Written by BBC journalist, Maziar Bahari, the feature film Rosewater is based on the New York Times best-selling memoir, Then They Came for Me: A Family’s Story of Love, Captivity, and Survival.
Starring Shohreh Aghdashloo, Golshifteh Farahani, Gael Garcia Bernal, Kim Bodnia, and Haluk Bilginer, Rosewater is a dramatic true story and marks the screenwriting and directorial debut of The Daily Show host, Jon Stewart.
“Rosewater came by happenstance,” Stewart says of his reasoning for making the film.
“Our show had interviewed him in Iran in 2009, prior to the election; right after the election he was arrested and incarcerated at Evin Prison, where they showed him the tape of the segment he had appeared in on our show. His captors viewed this as evidence that he was a spy. The original impetus for the film came from my own feelings of guilt and atonement over what happened to him in Iran. I met and spoke with him after the publication of his book and the movie rolled out from there.”
The movie follows Tehran-born Bahari, during his trip to Iran in June 2009 to interview Mir-Hossein Mousavi, who was the prime challenger to controversial incumbent president Mahmoud Ahmadinejad.
“I’d like the audience to have a better understanding of Iran in terms of the complexities of the country and the fate of its people.” Bahari shares of his hope for moviegoers. “The portrayal of Iran and Iranian people in the media tends to be very black and white.
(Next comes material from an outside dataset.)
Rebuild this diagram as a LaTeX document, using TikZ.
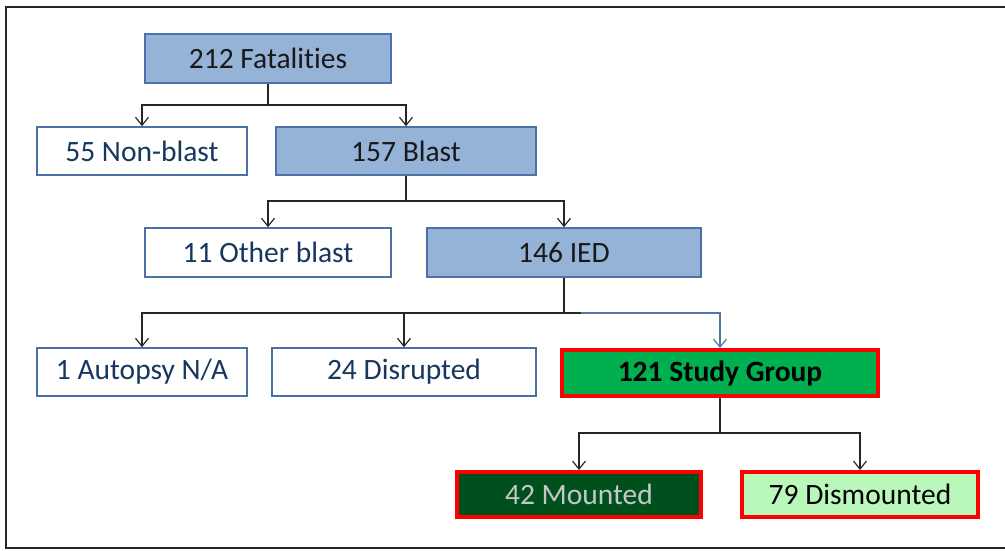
\documentclass[tikz,border=0pt]{standalone}
\usepackage{fontspec}
\setmainfont{Carlito}[Ligatures=NoCommon]
\usetikzlibrary{arrows.meta}
\definecolor{boxblue}{HTML}{95B3D7}
\definecolor{edgeblue}{HTML}{4A72A8}
\definecolor{navytext}{HTML}{17375E}
\definecolor{studygreen}{HTML}{00B050}
\definecolor{darkgreen}{HTML}{00501E}
\definecolor{lightgreen}{HTML}{BAF7BA}
\definecolor{mtext}{HTML}{C4C8C4}
\definecolor{connblue}{HTML}{4F78A8}
\begin{document}
\begin{tikzpicture}[x=1pt,y=-1pt,
  every node/.style={font=\fontsize{29.5}{34}\selectfont, inner sep=0pt, rectangle},
  bluebox/.style={draw=edgeblue, line width=1.6pt, fill=boxblue, text=black!90},
  whitebox/.style={draw=edgeblue, line width=1.6pt, fill=white, text=navytext},
  redbox/.style={draw=red, line width=4pt},
  conn/.style={line width=1.3pt, draw=black!85},
  arr/.style={conn, -{Straight Barb[length=8pt,width=13pt,line width=1.2pt]}}
]
\useasboundingbox (0,0) rectangle (1005,550);
\draw[line width=2pt, black!85] (1005,7) -- (6,7) -- (6,548) -- (1005,548);

\node[bluebox, minimum width=246pt, minimum height=49pt] (fat) at (268,58.5) {212 Fatalities};
\node[whitebox, minimum width=210pt, minimum height=48pt] (nonblast) at (142,151) {55 Non-blast};
\node[bluebox, minimum width=260pt, minimum height=48pt] (blast) at (406,151) {157 Blast};
\node[whitebox, minimum width=246pt, minimum height=49pt] (other) at (268,252.5) {11 Other blast};
\node[bluebox, minimum width=274pt, minimum height=49pt] (ied) at (564,252.5) {146 IED};
\node[whitebox, minimum width=210pt, minimum height=48pt] (autopsy) at (142,372) {1 Autopsy N/A};
\node[whitebox, minimum width=264pt, minimum height=48pt] (disrupted) at (404,372) {24 Disrupted};
\node[redbox, fill=studygreen, text=black, minimum width=316pt, minimum height=46pt, font=\fontsize{29.5}{34}\selectfont\bfseries] (study) at (720,373) {121 Study Group};
\node[redbox, fill=darkgreen, text=mtext, minimum width=244pt, minimum height=45pt] (mounted) at (579,494.5) {42 Mounted};
\node[redbox, fill=lightgreen, text=black, minimum width=236pt, minimum height=45pt] (dismounted) at (860,494.5) {79 Dismounted};

\coordinate (j1) at (268,105);
\coordinate (j2) at (406,201);
\coordinate (j3) at (564,313);
\coordinate (j3b) at (581,313);
\coordinate (j4) at (720,433);

\draw[conn] (fat.south -| j1) -- (j1);
\draw[arr] (j1) -| (nonblast);
\draw[arr] (j1) -| (blast);

\draw[conn] (blast.south -| j2) -- (j2);
\draw[arr] (j2) -| (other);
\draw[arr] (j2) -| (ied);

\draw[conn] (ied.south -| j3) -- (j3);
\draw[arr] (j3) -| (autopsy);
\draw[arr] (j3) -| (disrupted);
\draw[conn] (j3) -- (j3b);
\draw[arr, draw=connblue] (j3b) -| (study.north);

\draw[conn] (study.south) -- (j4);
\draw[arr] (j4) -| (mounted);
\draw[arr] (j4) -| (dismounted);
\end{tikzpicture}
\end{document}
I think what Jon Stewart is trying to do in this film is to show a more nuanced version of the country and its struggles.”
I trusted Jon as a person whose ideals I believed in. I’m not sure I would have trusted someone with hardline or anti- Iranian politics. He had done a good job depicting Iran and the Middle East on his show — I trusted his politics even before I got to know him. So when we got together to discuss the production, I knew that he was going to try his utmost to do justice to my story.”
*Rosewater will be in theaters: November 14, 2014.